Perhaps the major difficulty with grading these coins arises because many were not fully struck up to begin with. Thus, design details such as breast feathers or Liberty’s hair strands were never on the original, untoned blazing-white, frictionless, coin when it was removed from the press 200 years ago. Close your eyes for a moment and imagine what a rare sight a coin such as that would be today. Once its surfaces became toned-down and slightly worn, the apparent grade of the weakly struck coin could look as much as two grades lower than the actual amount of circulation wear it received. This is similar to the situation numismatists have today as they grade more contemporary Buffalo nickel coins that are weakly struck.
A large number of Bust coins are seen with uneven wear patterns making the choice of a fair grade difficult.

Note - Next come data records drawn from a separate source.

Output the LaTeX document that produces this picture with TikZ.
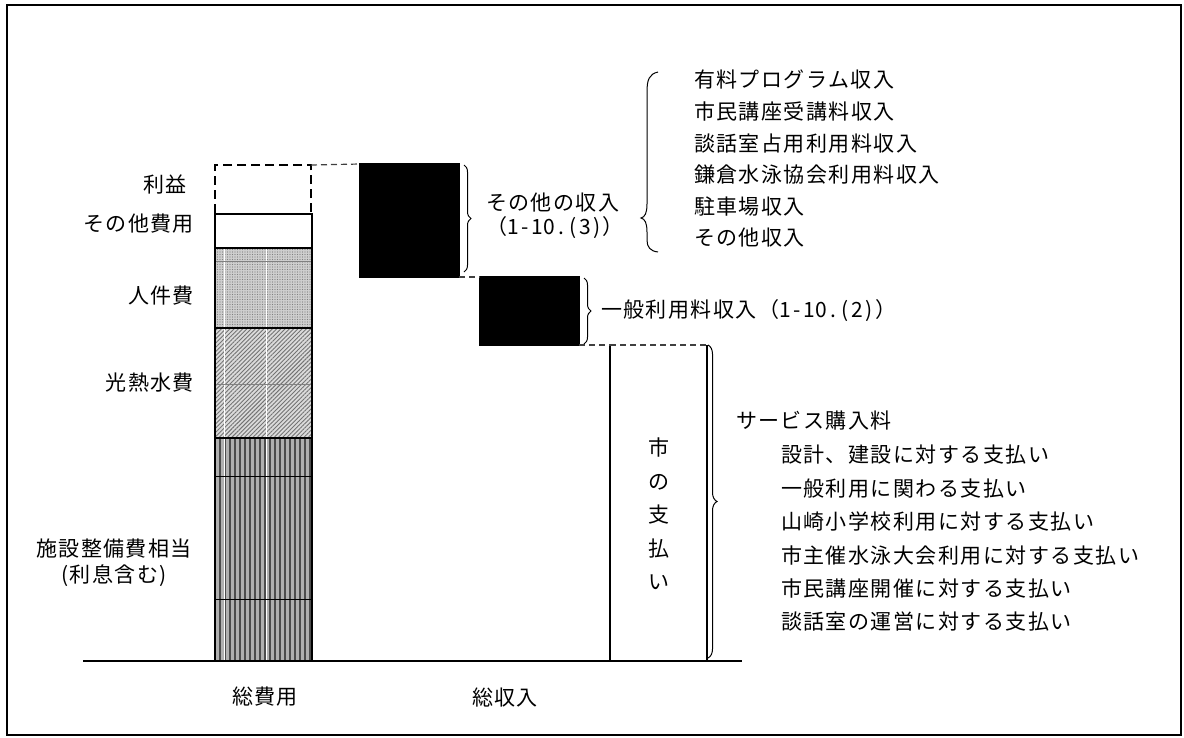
\documentclass[tikz,border=0pt]{standalone}
\usepackage{fontspec}
\setmainfont{Noto Sans CJK JP}[LetterSpace=7]
\usetikzlibrary{patterns.meta,decorations.pathreplacing,calc}
\newcommand\hwc[1]{\makebox[12pt]{#1}}
\begin{document}
\begin{tikzpicture}[x=1pt,y=-1pt,
  seg/.style={draw=black, line width=1.6pt, inner sep=0pt, outer sep=0pt,
    minimum width=97pt, anchor=north west},
  lbl/.style={font=\fontsize{21}{30}\selectfont, inner sep=0pt, outer sep=0pt},
  brc/.style={decorate, decoration={brace, amplitude=7pt}, line width=1pt},
  dsh/.style={dash pattern=on 6pt off 4pt, line width=1.2pt, draw=black!75}
]
\useasboundingbox (0,0) rectangle (1184,737);
\draw[line width=2pt] (7,5) rectangle (1181,735);

% baseline
\coordinate (bl) at (83,661);
\coordinate (br) at (742,661);
\draw[line width=1.6pt] (bl) -- (br);

% cost bar
\node[seg, minimum height=223pt, preaction={fill=gray!62},
  pattern={Lines[angle=90,distance=5pt,line width=2.2pt]}, pattern color=black!70,
  path picture={
    \draw[white, line width=1pt] ([xshift=9pt]path picture bounding box.north west) -- ([xshift=9pt]path picture bounding box.south west);
    \draw[white, line width=1pt] ([xshift=51pt]path picture bounding box.north west) -- ([xshift=51pt]path picture bounding box.south west);
    \draw[black, line width=0.8pt] ([yshift=-38pt]path picture bounding box.north west) -- ([yshift=-38pt]path picture bounding box.north east);
    \draw[black, line width=0.8pt] ([yshift=-161pt]path picture bounding box.north west) -- ([yshift=-161pt]path picture bounding box.north east);
  }] (cdev) at (215,438) {};
\node[seg, minimum height=110pt, preaction={fill=gray!28},
  pattern={Lines[angle=45,distance=3pt,line width=0.9pt]}, pattern color=black!55,
  path picture={
    \draw[white, line width=1pt] ([xshift=9pt]path picture bounding box.north west) -- ([xshift=9pt]path picture bounding box.south west);
    \draw[white, line width=1pt] ([xshift=51pt]path picture bounding box.north west) -- ([xshift=51pt]path picture bounding box.south west);
    \draw[black!50, line width=0.8pt] ([yshift=-56pt]path picture bounding box.north west) -- ([yshift=-56pt]path picture bounding box.north east);
  }] (cutil) at (215,328) {};
\node[seg, minimum height=80pt, preaction={fill=gray!38},
  pattern={Dots[distance=2.5pt,radius=0.7pt]}, pattern color=black!50,
  path picture={
    \draw[white, line width=1pt] ([xshift=9pt]path picture bounding box.north west) -- ([xshift=9pt]path picture bounding box.south west);
    \draw[white, line width=1pt] ([xshift=51pt]path picture bounding box.north west) -- ([xshift=51pt]path picture bounding box.south west);
    \draw[black!50, line width=0.8pt] ([yshift=-13pt]path picture bounding box.north west) -- ([yshift=-13pt]path picture bounding box.north east);
  }] (cstaff) at (215,248) {};
\node[seg, minimum height=34pt, fill=white] (cother) at (215,214) {};
\node[seg, minimum height=49pt, minimum width=96pt, dash pattern=on 9pt off 5pt, line width=1.8pt] (cprofit) at (215,165) {};

% revenue boxes
\node[seg, minimum height=113pt, minimum width=99pt, fill=black] (rother) at (360,164) {};
\node[seg, minimum height=68pt, minimum width=99pt, fill=black] (rgen) at (480,277) {};
\node[anchor=north west, inner sep=0pt, outer sep=0pt, minimum width=97pt, minimum height=316pt] (rcity) at (610,345) {};
\draw[line width=1.4pt] (rcity.north west) -- (rcity.south west) -- (rcity.south east) -- (rcity.north east);

% dashed connectors
\draw[dsh] (cprofit.north east) -- (rother.north west);
\draw[dsh] (rother.south east) -- (rgen.south west |- rother.south east);
\draw[dsh] (rgen.south east) -- (rcity.north west);
\draw[dsh] (rcity.north west) -- (rcity.north east);

% vertical text
\node[lbl, align=center, font=\fontsize{21}{33.5}\selectfont] (city) at (659,514) {市\\の\\支\\払\\い};

% braces
\draw[brc] ($(rother.north east)+(5,1)$) -- ($(rother.south east)+(5,-5)$);
\draw[brc] ($(rgen.north east)+(5,1)$) -- ($(rgen.south east)+(5,-1)$);
\draw[brc, decoration={brace, amplitude=9pt}] ($(rcity.north east)+(1,0)$) -- ($(rcity.south east)+(1,-3)$);
\draw[line width=1pt] (658,72) .. controls (649,74) and (647,80) .. (647,92)
  -- (647,204) .. controls (647,213) and (645,217) .. (641,218)
  .. controls (645,219) and (647,223) .. (647,232)
  -- (647,240) .. controls (647,247) and (650,251) .. (658,252);

% left labels
\node[lbl, anchor=east] (lprofit) at (187,185) {利益};
\node[lbl, anchor=east] (lother) at (194,224) {その他費用};
\node[lbl, anchor=east] (lstaff) at (194,296) {人件費};
\node[lbl, anchor=east] (lutil) at (194,383) {光熱水費};
\node[lbl, align=center, font=\fontsize{21}{26}\selectfont] (ldev) at (114,563) {施設整備費相当\\(利息含む)};
\node[lbl] (tcost) at (265,697) {総費用};
\node[lbl] (trev) at (505,697) {総収入};

% revenue labels
\node[lbl, anchor=west] (lro1) at (486,203) {その他の収入};
\node[lbl, anchor=west] (lro2) at (486,228) {（\hwc{1}\hwc{-}\hwc{1}\hwc{0}\hwc{.}\hwc{(}\hwc{3}\hwc{)}）};
\node[lbl, anchor=west] (lrg) at (601,311) {一般利用料収入（\hwc{1}\hwc{-}\hwc{1}\hwc{0}\hwc{.}\hwc{(}\hwc{2}\hwc{)}）};

\node[lbl, anchor=west] (o1) at (694,80) {有料プログラム収入};
\node[lbl, anchor=west] (o2) at (694,111.6) {市民講座受講料収入};
\node[lbl, anchor=west] (o3) at (694,143.2) {談話室占用利用料収入};
\node[lbl, anchor=west] (o4) at (694,174.8) {鎌倉水泳協会利用料収入};
\node[lbl, anchor=west] (o5) at (694,206.4) {駐車場収入};
\node[lbl, anchor=west] (o6) at (694,238) {その他収入};

\node[lbl, anchor=west] (s0) at (736,421) {サービス購入料};
\node[lbl, anchor=west] (s1) at (781,455) {設計、建設に対する支払い};
\node[lbl, anchor=west] (s2) at (781,488.4) {一般利用に関わる支払い};
\node[lbl, anchor=west] (s3) at (781,521.8) {山崎小学校利用に対する支払い};
\node[lbl, anchor=west] (s4) at (781,555.2) {市主催水泳大会利用に対する支払い};
\node[lbl, anchor=west] (s5) at (781,588.6) {市民講座開催に対する支払い};
\node[lbl, anchor=west] (s6) at (781,622) {談話室の運営に対する支払い};
\end{tikzpicture}
\end{document}
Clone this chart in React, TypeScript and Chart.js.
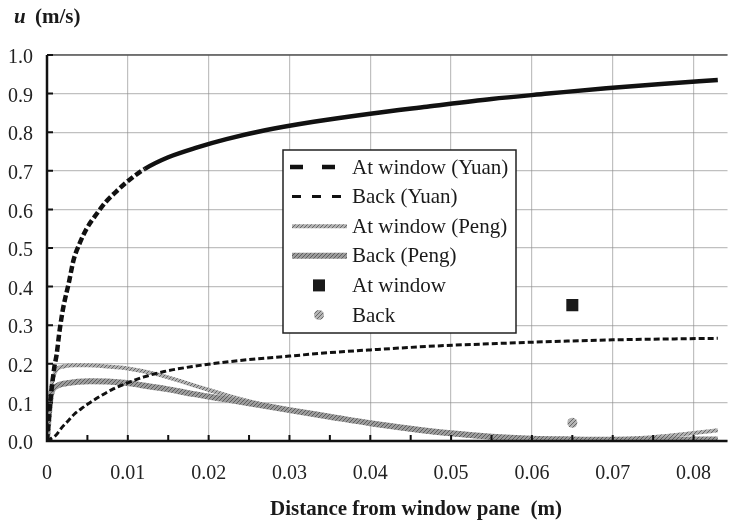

It’s a well-known fact that the obverse of any coin is its most important side when arriving at a final grade; yet early coins (especially dimes and half dimes) exist with their obverse apparently more worn than their reverse. We can easily find circulated coins that are barely “Good” on the obverse with “Very Good” detail on their reverse.
A Draped Bust example is not at hand as I write this but the coin in figure 1 is an example of a Capped Bust dime with uneven wear. The obverse grades G-4. It is heavily worn. Liberty’s head is outlined but there are no details. The reverse grades higher, the center of the coin is very detailed. The opposite is also true. Many coins are seen with a detailed obverse yet their reverse rim is well worn into the legend. Coins such as this beg to be graded using the split-grade method that was popular in the 1970s.
Another difficulty arises due to subjectivity and rarity. Let’s ignore rarity for this column. Just be aware that some rare coins may be slightly overgraded to better reflect their commercial value. As for subjectivity, each grader must assess how much originality versus imperfections will be tolerated before assigning a “details” grade to a specimen. I’ll explain “details” grades shortly; but first this: In the distant past, many coins with defects were “net” graded – that is, the coin was graded for its condition of perseveration and then that actual grade was reduced to a lower grade to reflect the effect of the defect on the coin’s value. Net graded coins will always appear to be in better condition than labeled. Today, grading services use a “detail” grade to describe coins with major defects. First the coin is graded for its condition and then the major problems are noted. For example, a gem coin that is lightly buffed might be graded “AU-58, Cleaned.” No one cares to acknowledge that this is actually simple technical grading as we devised 40 years ago.
Obviously, Draped Bust and Capped Bust coins are old. They were not made to be put away in pristine condition. Most have received a lot of handling while performing the use in commerce they were made for. Once they were removed from circulation, many were cleaned by their owners and passed down only to be cleaned again and again. Due to their age, a large number of these coins have major defects. Because of this, some feel that it may not be critical to give a pin-point grade to a problem coin since it does not have the same desirability as a defect free specimen. I do not support this trend but collectors should examine these coins closely to confirm their grade.
I told you in the beginning that these early coins may be difficult to grade. That’s one reason grading has been described as an art. I believe the grade of these early coins should be weighted by considering the amount of detail present at its boldest point to help determine its “actual” condition. What do you think?